D’après les propos que Robinson parvient tout de même à recueillir, il semblerait que le jeune Jamal ne soit pas aussi innocent qu’il le prétend. Au contraire, il aurait commis des violences envers d’autres élèves, en particulier des filles. L’activiste multiplie les entretiens dans la région de Huddersfield et compile les récits dans un documentaire intitulé Silenced. Parmi les accusations, par exemple, une élève rapporte que le jeune Syrien l’aurait frappé avec une crosse de hockey. Pire encore, juste avant l’agression par Bailey, il aurait menacé de violer la sœur de ce dernier.
Toutefois, à la suite d’une plainte pour diffamation déposée par la famille du jeune réfugié, toutes les allégations avancées par les différents témoins sont entièrement réfutées par la justice. Par ailleurs, le tribunal condamne le militant à de lourdes amendes et, surtout, il est sommé de ne plus répéter les propos considérés comme diffamatoires. Trois ans plus tard, se disant rongé par les remords, Tommy Robinson décide de défier l’interdiction judiciaire et publie malgré tout son enquête.

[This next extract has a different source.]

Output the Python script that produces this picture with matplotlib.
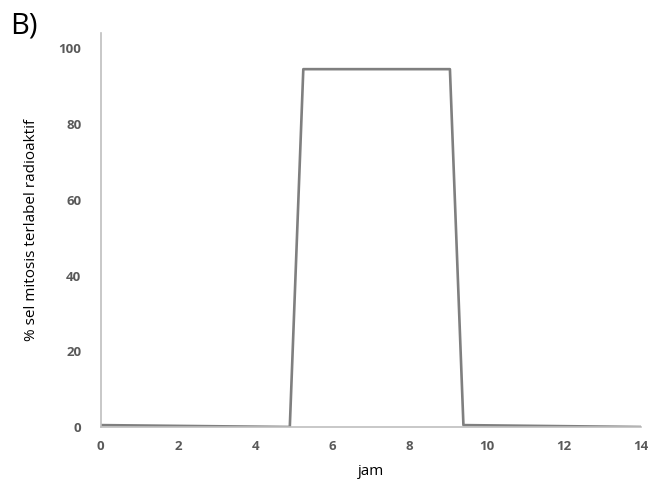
import matplotlib
matplotlib.use("Agg")
from matplotlib import pyplot as plt

# hours and % of labelled mitotic cells
jam = [0, 4.9, 5.25, 9.05, 9.4, 14]
persen = [0.5, 0, 94.5, 94.5, 0.5, 0]

x_ticks = [0, 2, 4, 6, 8, 10, 12, 14]
y_ticks = [0, 20, 40, 60, 80, 100]

fig = plt.figure(figsize=(6.5, 4.88), dpi=100)
ax = fig.add_axes([0.155, 0.125, 0.831, 0.807])

ax.plot(jam, persen, color="#7f7f7f", linewidth=1.9)

ax.set_xlim(0, 14)
ax.set_ylim(0, 104)
ax.set_xticks(x_ticks)
ax.set_yticks(y_ticks)
for lbl in ax.get_xticklabels() + ax.get_yticklabels():
    lbl.set_fontfamily("Open Sans")
    lbl.set_fontweight("bold")
    lbl.set_fontsize(9.5)
    lbl.set_color("#595959")
ax.tick_params(axis="x", length=0, pad=9)
ax.tick_params(axis="y", length=0, pad=14)

for s in ["top", "right"]:
    ax.spines[s].set_visible(False)
for s in ["left", "bottom"]:
    ax.spines[s].set_color("#bfbfbf")
    ax.spines[s].set_linewidth(1.2)

ax.set_xlabel("jam", fontsize=11, fontfamily="Open Sans")
ax.xaxis.set_label_coords(0.5, -0.095)
ax.set_ylabel("% sel mitosis terlabel radioaktif", fontsize=11,
              fontfamily="Open Sans")
ax.yaxis.set_label_coords(-0.114, 0.5)
fig.text(0.015, 0.932, "B)", fontsize=21, fontfamily="Open Sans")

fig.savefig("out.png")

Robinson placé à l’isolement pour avoir diffusé Silenced
En introduction, il reconnaît ses hésitations passées et explique : « J’aurais dû sortir ce film publiquement dès le début. Mais je ne l’ai pas fait. J’ai laissé la peur m’envahir : peur de deux ans de prison, peur des effets de l’isolement prolongé, peur des gangs jihadistes en détention, et peur des conséquences pour ma famille. »
Tout à fait conscient des risques qu’il prend, il enfreint la loi et présente son travail : « Le documentaire que vous allez regarder est le plus important que j’aie jamais réalisé. » Il en profite pour dénoncer ce qu’il perçoit comme une injustice institutionnelle : « Les Royal Courts of Justice sont devenues des armes utilisées contre les citoyens, pour les réduire au silence lorsqu’ils osent s’exprimer. » Mais cette décision de publier le documentaire lui coûte cher. Quelques semaines après sa diffusion, Robinson est condamné à 18 mois de prison pour outrage au tribunal.

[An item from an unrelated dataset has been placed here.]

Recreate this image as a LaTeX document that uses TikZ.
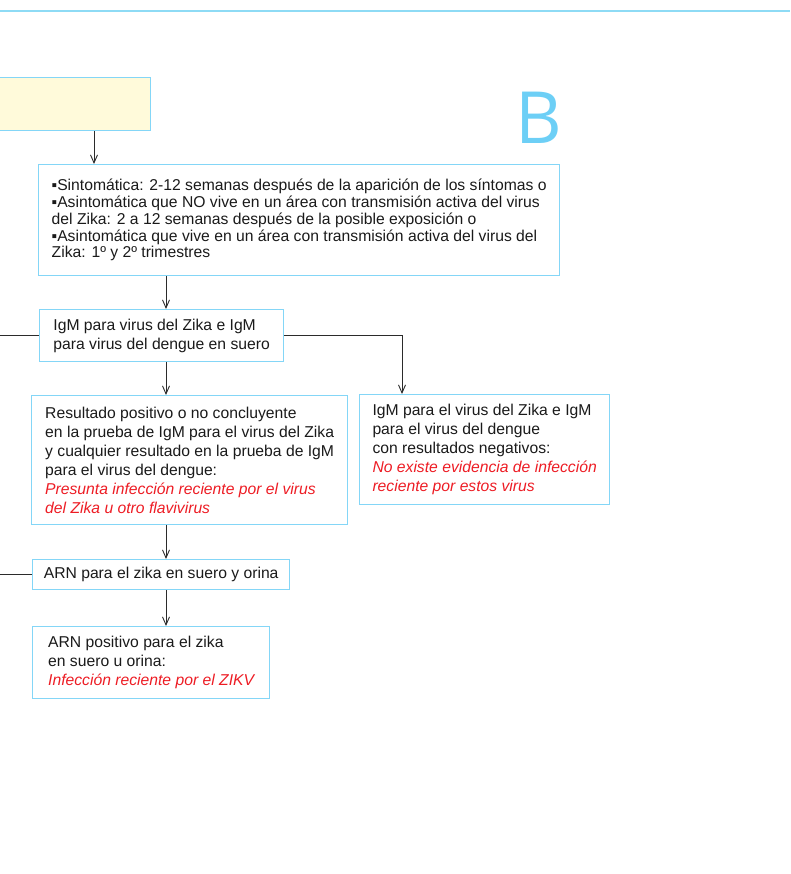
\documentclass[tikz,border=0pt]{standalone}
\usepackage{fontspec}
\setmainfont{Liberation Sans}
\newfontfamily\tagfont{Open Sans}
\usetikzlibrary{arrows.meta,positioning}
\definecolor{frameblue}{HTML}{84D6F7}
\definecolor{ruleblue}{HTML}{8EDBF5}
\definecolor{tagblue}{HTML}{6DCFF6}
\definecolor{paleyellow}{HTML}{FFFADA}
\definecolor{inkblack}{HTML}{1A1A1A}
\definecolor{alertred}{HTML}{ED1C24}
\definecolor{linkgray}{HTML}{2B2B2B}
\begin{document}
\begin{tikzpicture}[x=1pt,y=-1pt]
\tikzset{
    box/.style={draw=frameblue, line width=1.3pt, anchor=north west, align=left,
        inner xsep=0pt, inner ysep=0pt, text=inkblack,
        font=\fontsize{15.7}{19}\selectfont},
    boxT/.style={box, font=\fontsize{15.7}{16.8}\selectfont},
    link/.style={line width=.9pt, color=linkgray},
    linkA/.style={link, -{Straight Barb[length=8pt,width=7pt]}}}
\def\warn#1{{\color{alertred}\itshape #1}}

\useasboundingbox (0,0) rectangle (790,874);

\path (94,0) coordinate(drop);
\path (166,0) coordinate(trunk);
\path (402,0) coordinate(branch);
\path (0,0) coordinate(edge);

\draw[color=ruleblue, line width=2pt] (0,11) -- (790,11);

\node[box, fill=paleyellow, minimum width=160, minimum height=53] (start) at (-10,77) {};
\node[text=tagblue, font=\tagfont\fontsize{72}{72}\selectfont, anchor=base, inner sep=0pt] (tag) at (539,144) {B};

\node[boxT, minimum width=521, minimum height=111] (timing) at (38,164)
    {▪Sintomática: 2-12 semanas después de la aparición de los síntomas o\\
     ▪Asintomática que NO vive en un área con transmisión activa del virus\\
     del Zika: 2 a 12 semanas después de la posible exposición o\\
     ▪Asintomática que vive en un área con transmisión activa del virus del\\
     Zika: 1º y 2º trimestres};

\node[box, minimum width=244, minimum height=52] (igm) at (39,309)
    {IgM para virus del Zika e IgM\\
     para virus del dengue en suero};

\node[box, minimum width=316, minimum height=129] (positive) at (31,395)
    {Resultado positivo o no concluyente\\
     en la prueba de IgM para el virus del Zika\\
     y cualquier resultado en la prueba de IgM\\
     para el virus del dengue:\\
     \warn{Presunta infección reciente por el virus}\\
     \warn{del Zika u otro flavivirus}};

\node[box, minimum width=250, minimum height=110] (negative) at (359,394)
    {IgM para el virus del Zika e IgM\\
     para el virus del dengue\\
     con resultados negativos:\\
     \warn{No existe evidencia de infección}\\
     \warn{reciente por estos virus}};

\node[box, minimum width=257, minimum height=30] (rna) at (32,559)
    {ARN para el zika en suero y orina};

\node[box, minimum width=237, minimum height=72] (rnapos) at (32,626)
    {ARN positivo para el zika\\
     en suero u orina:\\
     \warn{Infección reciente por el ZIKV}};

\draw[linkA] (start.south -| drop) -- (timing.north -| drop);
\draw[linkA] (timing.south -| trunk) -- (igm.north -| trunk);
\draw[linkA] (igm.south -| trunk) -- (positive.north -| trunk);
\draw[linkA] (igm.east) -| (negative.north -| branch);
\draw[linkA] (positive.south -| trunk) -- (rna.north -| trunk);
\draw[linkA] (rna.south -| trunk) -- (rnapos.north -| trunk);
\draw[link] (igm.west) -- (igm.west -| edge);
\draw[link] (rna.west) -- (rna.west -| edge);

\end{tikzpicture}
\end{document}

Alors, Tommy Robinson est-il placé en isolement dans une prison de haute sécurité pour avoir dit « la vérité », comme le soutient Elon Musk ? Pour ses partisans, l’activiste anglais est présenté comme la victime d’une justice partiale, visant à étouffer la liberté d’expression et à faire taire ceux qui osent défier le système. À l’inverse, ses détracteurs y voient une application juste et nécessaire de la loi, rappelant que nul ne peut se placer au-dessus des décisions judiciaires.
En tout état de cause, la question de la proportionnalité de sa sanction ne peut qu’interpeller. Pour avoir diffusé Silenced, Robinson se retrouve d’abord incarcéré à Belmarsh, une prison de haute sécurité connue pour abriter certains des détenus les plus dangereux du Royaume-Uni. En novembre, il est transféré à la prison de Woodhill, où il est soumis à un isolement draconien. Seul dans une cellule pendant 23 heures et demie par jour, il purge cette peine des plus sévères, pour un outrage.